Objective Building up the tourism sector, for example in Buchara, is to promote the country’s social and economic development.
CIM assignment A tourism expert is supporting the members of the Buchara Tourism Association by helping modernise their service package, so that the region can become a popular destination for international tourists.
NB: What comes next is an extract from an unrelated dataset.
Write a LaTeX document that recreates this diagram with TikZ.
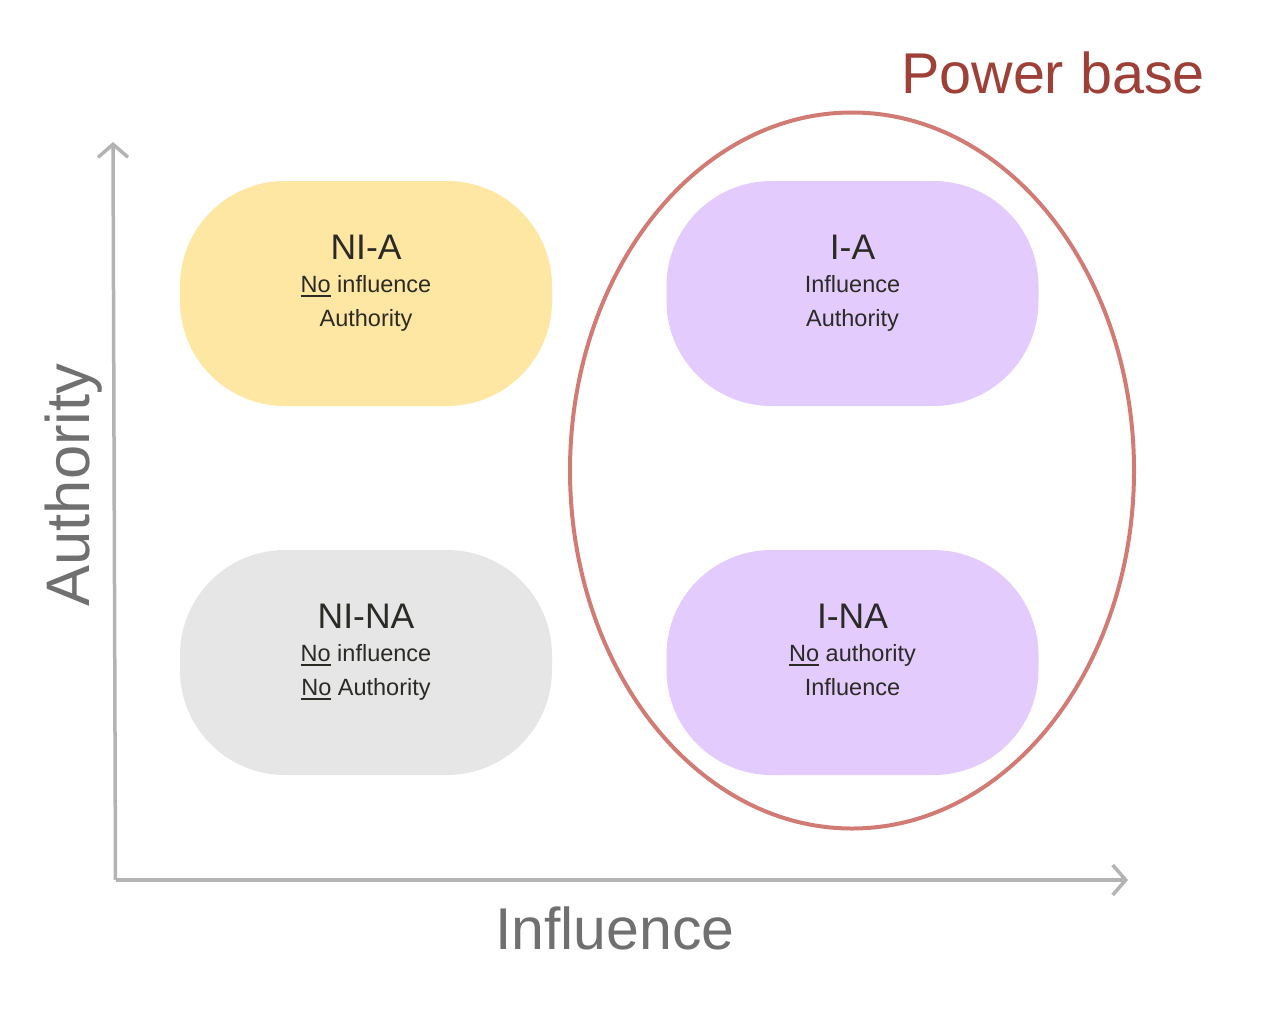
\documentclass[tikz,border=0pt]{standalone}
\usepackage{fontspec}
\setmainfont{Liberation Sans}
\usetikzlibrary{arrows.meta}
\definecolor{boxyellow}{HTML}{FEE7A3}
\definecolor{boxgrey}{HTML}{E6E6E6}
\definecolor{boxpurple}{HTML}{E3CCFD}
\definecolor{ringred}{HTML}{D27B74}
\definecolor{titlered}{HTML}{9E3F38}
\definecolor{axisgrey}{HTML}{B3B3B3}
\definecolor{labelgrey}{HTML}{707070}
\definecolor{txt}{HTML}{2B2A25}
\newcommand\myul[1]{\setbox0\hbox{#1}\rlap{\rule[-4.5pt]{\wd0}{1.7pt}}\box0\relax}
\begin{document}
\begin{tikzpicture}[x=1pt,y=-1pt,
  quad/.style={draw=none,rounded corners=105pt,minimum width=372pt,minimum height=225pt,inner sep=0pt},
  qtitle/.style={text=txt,font=\fontsize{35.5}{35.5}\selectfont,inner sep=0pt,anchor=base},
  qline/.style={text=txt,font=\fontsize{23.5}{23.5}\selectfont,inner sep=0pt,anchor=base},
  axis/.style={draw=axisgrey,line width=3.5pt,-{Straight Barb[length=13pt,width=30pt,line width=3.5pt]}},
  axlabel/.style={text=labelgrey,inner sep=0pt}]
\useasboundingbox (0,0) rectangle (1284,1012);
% boxes
\node[quad,fill=boxyellow] (nia) at (366,293.5) {};
\node[quad,fill=boxpurple] (ia) at (852.5,293.5) {};
\node[quad,fill=boxgrey] (nina) at (366,662.5) {};
\node[quad,fill=boxpurple] (ina) at (852.5,662.5) {};
% texts
\node[qtitle] (niat) at (366,259) {NI-A};
\node[qline] (nia1) at (366,292) {\myul{No} influence};
\node[qline] (nia2) at (366,326) {Authority};
\node[qtitle] (iat) at (852.5,259) {I-A};
\node[qline] (ia1) at (852.5,292) {Influence};
\node[qline] (ia2) at (852.5,326) {Authority};
\node[qtitle] (ninat) at (366,628) {NI-NA};
\node[qline] (nina1) at (366,661) {\myul{No} influence};
\node[qline] (nina2) at (366,695) {\myul{No} Authority};
\node[qtitle] (inat) at (852.5,628) {I-NA};
\node[qline] (ina1) at (852.5,661) {\myul{No} authority};
\node[qline] (ina2) at (852.5,695) {Influence};
% ellipse
\draw[ringred,line width=4pt] (852,470.5) ellipse [x radius=282, y radius=358];
\node[text=titlered,font=\fontsize{57.5}{57.5}\selectfont,inner sep=0pt] (pb) at (1053,73) {Power base};
% axes
\coordinate (o) at (115.5,880);
\coordinate (ytop) at (113,142);
\coordinate (xend) at (1128,880);
\draw[axis] (o) -- (ytop);
\draw[axis] (o) -- (xend);
\node[axlabel,font=\fontsize{61.5}{61.5}\selectfont,rotate=90] (alab) at (74,485) {Authority};
\node[axlabel,font=\fontsize{59}{59}\selectfont] (ilab) at (615,928) {Influence};
\end{tikzpicture}
\end{document}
“Buchara is going to become a world-famous tourist destination!“ This is what Andrea Leuenberger has resolved, and the tourism expert is going full speed ahead to make it happen. Buchara, one of the historic cities along the Great Silk Road in Uzbekistan, can boast of madrasahs, mosques and mausoleums that are even more magnificent than many other cultural monuments in Asia. Until now, however, travellers stopping in Buchara mostly had to stay far from the old city, either in ugly hotel blocks left over from the Soviet era or in dreary, uncomfortable bed-and-breakfast accommodation with surroundings that in no way met their expectations. Then came Andrea Leuenberger. She explained to Uzbek hotel owners what kind of standards western tourists expect and why the faded plastic lace curtains had to go. “Andrea tells us how we can arouse the visitors’ enthusiasm for our superb thousand-year-old cultural treasures,” explains hotel owner Gulfiya Abdouraupova, Chair of the Buchara Tourism Association of private hotels and small-scale tourism enterprises. CIM expert Leuenberger is editor-in-chief of Discovery Central Asia magazine. She sees that websites are brought up to standard and gives advice to restaurant owners, souvenir sellers, taxi drivers and craftspersons – in short, anyone who wants to make their way in tourism. She has worked in the tourism sector herself since 1990 – in Geneva, New York and Damascus. In Buchara she has learned to have faith in the future: “In Uzbekistan, opportunity is everywhere.”